_PROVIDED DATA_
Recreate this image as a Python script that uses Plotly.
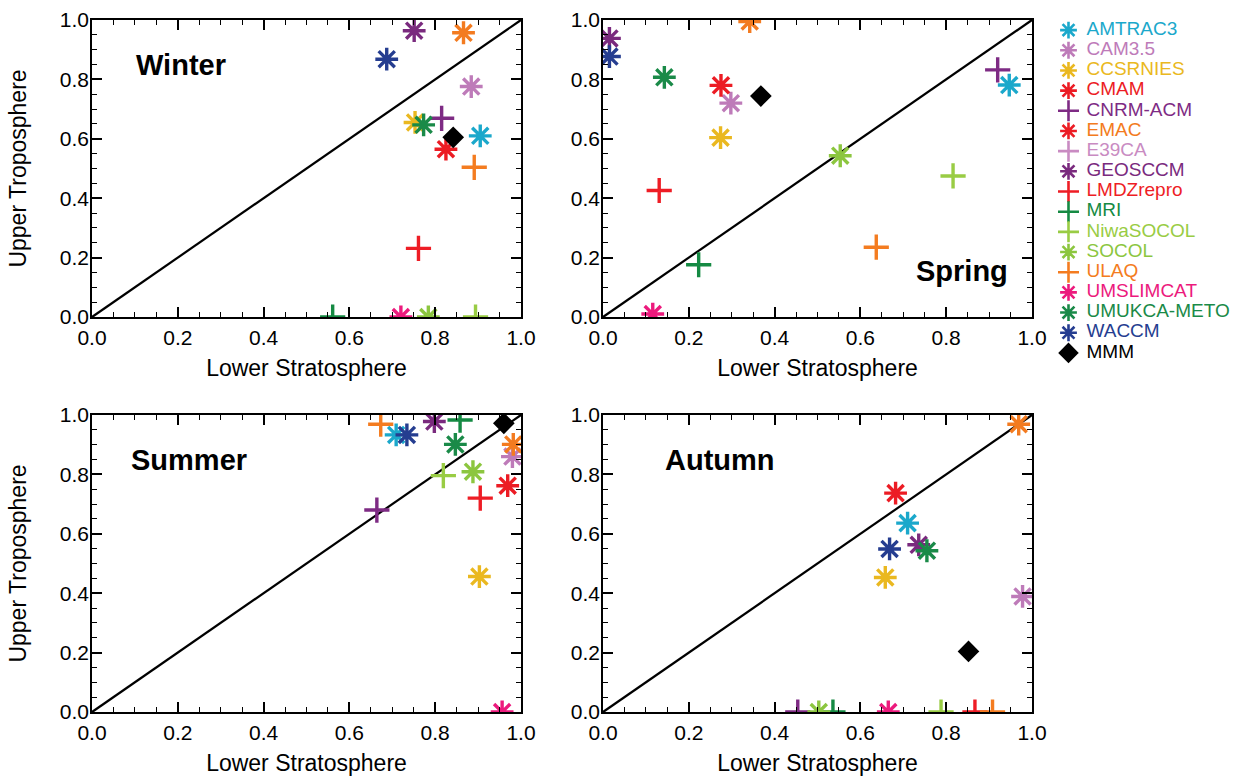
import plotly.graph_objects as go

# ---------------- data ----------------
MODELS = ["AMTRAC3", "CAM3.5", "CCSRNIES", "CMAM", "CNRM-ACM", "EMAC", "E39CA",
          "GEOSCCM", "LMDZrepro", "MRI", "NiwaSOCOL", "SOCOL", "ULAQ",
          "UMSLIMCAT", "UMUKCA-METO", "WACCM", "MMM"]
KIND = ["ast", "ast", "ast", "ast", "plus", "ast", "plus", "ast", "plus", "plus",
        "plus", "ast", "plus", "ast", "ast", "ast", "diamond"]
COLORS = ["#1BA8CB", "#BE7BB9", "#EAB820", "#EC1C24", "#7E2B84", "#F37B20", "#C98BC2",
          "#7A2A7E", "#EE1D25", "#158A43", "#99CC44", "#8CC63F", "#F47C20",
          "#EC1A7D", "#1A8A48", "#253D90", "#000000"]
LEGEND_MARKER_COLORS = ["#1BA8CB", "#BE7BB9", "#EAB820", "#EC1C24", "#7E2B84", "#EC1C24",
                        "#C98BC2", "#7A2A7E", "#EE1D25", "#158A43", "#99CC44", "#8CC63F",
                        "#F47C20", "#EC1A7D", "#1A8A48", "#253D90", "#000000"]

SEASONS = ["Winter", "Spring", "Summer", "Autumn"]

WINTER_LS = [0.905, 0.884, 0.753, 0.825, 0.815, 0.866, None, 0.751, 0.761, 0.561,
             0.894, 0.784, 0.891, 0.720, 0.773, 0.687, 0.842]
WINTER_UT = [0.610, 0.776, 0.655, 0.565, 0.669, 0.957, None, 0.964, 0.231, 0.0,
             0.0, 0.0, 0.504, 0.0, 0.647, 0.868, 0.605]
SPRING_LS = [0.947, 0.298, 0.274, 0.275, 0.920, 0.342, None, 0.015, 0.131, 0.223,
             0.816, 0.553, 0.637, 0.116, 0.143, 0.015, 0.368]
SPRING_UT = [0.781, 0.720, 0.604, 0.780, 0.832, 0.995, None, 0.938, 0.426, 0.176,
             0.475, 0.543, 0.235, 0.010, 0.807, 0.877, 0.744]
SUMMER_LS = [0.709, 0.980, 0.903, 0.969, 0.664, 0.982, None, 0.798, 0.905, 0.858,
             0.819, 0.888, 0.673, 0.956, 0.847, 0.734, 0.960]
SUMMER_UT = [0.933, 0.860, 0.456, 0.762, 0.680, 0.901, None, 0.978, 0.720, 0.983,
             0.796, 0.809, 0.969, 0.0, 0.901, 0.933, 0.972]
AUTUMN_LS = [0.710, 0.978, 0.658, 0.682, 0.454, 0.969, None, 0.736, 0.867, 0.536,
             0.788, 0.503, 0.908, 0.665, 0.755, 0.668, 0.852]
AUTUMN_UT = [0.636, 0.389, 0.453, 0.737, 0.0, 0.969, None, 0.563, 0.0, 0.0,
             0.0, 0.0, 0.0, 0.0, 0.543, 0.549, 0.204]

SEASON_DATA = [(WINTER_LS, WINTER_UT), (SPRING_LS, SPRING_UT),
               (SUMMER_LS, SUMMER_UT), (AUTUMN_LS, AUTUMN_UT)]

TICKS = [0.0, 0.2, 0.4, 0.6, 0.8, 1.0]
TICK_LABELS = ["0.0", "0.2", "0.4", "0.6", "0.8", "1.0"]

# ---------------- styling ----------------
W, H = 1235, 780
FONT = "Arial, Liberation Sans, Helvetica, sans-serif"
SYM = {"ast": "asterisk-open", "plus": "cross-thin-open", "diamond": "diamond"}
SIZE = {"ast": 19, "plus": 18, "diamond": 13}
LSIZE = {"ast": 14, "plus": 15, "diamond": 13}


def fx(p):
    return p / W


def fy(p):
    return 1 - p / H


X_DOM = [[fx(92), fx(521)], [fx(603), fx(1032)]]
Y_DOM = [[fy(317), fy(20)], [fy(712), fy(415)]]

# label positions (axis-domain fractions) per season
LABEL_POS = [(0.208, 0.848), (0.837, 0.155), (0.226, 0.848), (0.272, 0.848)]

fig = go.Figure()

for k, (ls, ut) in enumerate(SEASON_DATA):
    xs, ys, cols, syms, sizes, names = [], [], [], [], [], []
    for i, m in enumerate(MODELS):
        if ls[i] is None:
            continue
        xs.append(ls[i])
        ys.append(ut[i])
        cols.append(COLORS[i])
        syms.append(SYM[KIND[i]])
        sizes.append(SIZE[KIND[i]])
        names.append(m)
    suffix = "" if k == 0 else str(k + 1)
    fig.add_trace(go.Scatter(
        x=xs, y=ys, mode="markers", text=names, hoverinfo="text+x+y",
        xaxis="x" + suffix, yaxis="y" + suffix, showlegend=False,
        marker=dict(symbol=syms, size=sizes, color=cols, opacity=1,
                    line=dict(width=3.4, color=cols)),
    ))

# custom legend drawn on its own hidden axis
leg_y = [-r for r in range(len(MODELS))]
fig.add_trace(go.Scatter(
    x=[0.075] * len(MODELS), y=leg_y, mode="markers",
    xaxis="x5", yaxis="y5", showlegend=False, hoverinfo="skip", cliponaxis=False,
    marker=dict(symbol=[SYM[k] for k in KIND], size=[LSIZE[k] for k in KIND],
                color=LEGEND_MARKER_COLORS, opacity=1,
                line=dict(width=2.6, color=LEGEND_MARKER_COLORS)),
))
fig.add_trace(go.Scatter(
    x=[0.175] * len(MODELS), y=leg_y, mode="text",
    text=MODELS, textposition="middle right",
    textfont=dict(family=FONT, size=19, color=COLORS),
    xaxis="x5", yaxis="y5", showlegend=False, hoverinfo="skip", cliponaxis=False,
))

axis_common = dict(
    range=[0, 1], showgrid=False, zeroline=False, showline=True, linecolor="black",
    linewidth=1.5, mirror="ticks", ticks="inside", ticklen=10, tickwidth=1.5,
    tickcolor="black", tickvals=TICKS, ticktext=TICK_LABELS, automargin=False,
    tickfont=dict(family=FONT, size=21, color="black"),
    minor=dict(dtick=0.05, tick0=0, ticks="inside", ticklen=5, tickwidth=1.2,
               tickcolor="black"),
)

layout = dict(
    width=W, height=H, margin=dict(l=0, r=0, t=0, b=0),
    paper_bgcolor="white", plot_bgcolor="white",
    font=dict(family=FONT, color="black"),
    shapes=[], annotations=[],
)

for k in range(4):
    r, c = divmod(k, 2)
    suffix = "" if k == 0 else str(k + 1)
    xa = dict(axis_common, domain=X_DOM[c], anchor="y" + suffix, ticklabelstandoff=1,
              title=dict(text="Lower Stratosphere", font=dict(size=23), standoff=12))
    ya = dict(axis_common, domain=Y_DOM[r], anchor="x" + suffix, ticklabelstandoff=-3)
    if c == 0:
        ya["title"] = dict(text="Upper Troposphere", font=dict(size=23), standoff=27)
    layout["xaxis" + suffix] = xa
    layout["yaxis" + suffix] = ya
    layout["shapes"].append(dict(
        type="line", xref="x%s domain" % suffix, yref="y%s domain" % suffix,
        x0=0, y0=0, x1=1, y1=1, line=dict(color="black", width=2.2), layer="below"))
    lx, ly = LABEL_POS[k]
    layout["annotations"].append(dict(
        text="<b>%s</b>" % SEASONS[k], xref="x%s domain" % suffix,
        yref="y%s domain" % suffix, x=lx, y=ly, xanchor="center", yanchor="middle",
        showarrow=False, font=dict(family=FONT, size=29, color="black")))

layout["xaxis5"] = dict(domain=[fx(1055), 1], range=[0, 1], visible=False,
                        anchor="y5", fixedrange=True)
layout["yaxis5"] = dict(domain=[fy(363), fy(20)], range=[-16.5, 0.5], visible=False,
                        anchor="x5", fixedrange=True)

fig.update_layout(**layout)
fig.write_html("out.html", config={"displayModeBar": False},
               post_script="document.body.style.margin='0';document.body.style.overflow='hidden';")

_YOUR INSTRUCTIONS_
Return only the lines from the start of the data through the line that contains "import plotly.graph_objects as go", please, copying them exactly and omitting all pictures.

_EXERCISE SOLUTION_
Recreate this image as a Python script that uses Plotly.
import plotly.graph_objects as go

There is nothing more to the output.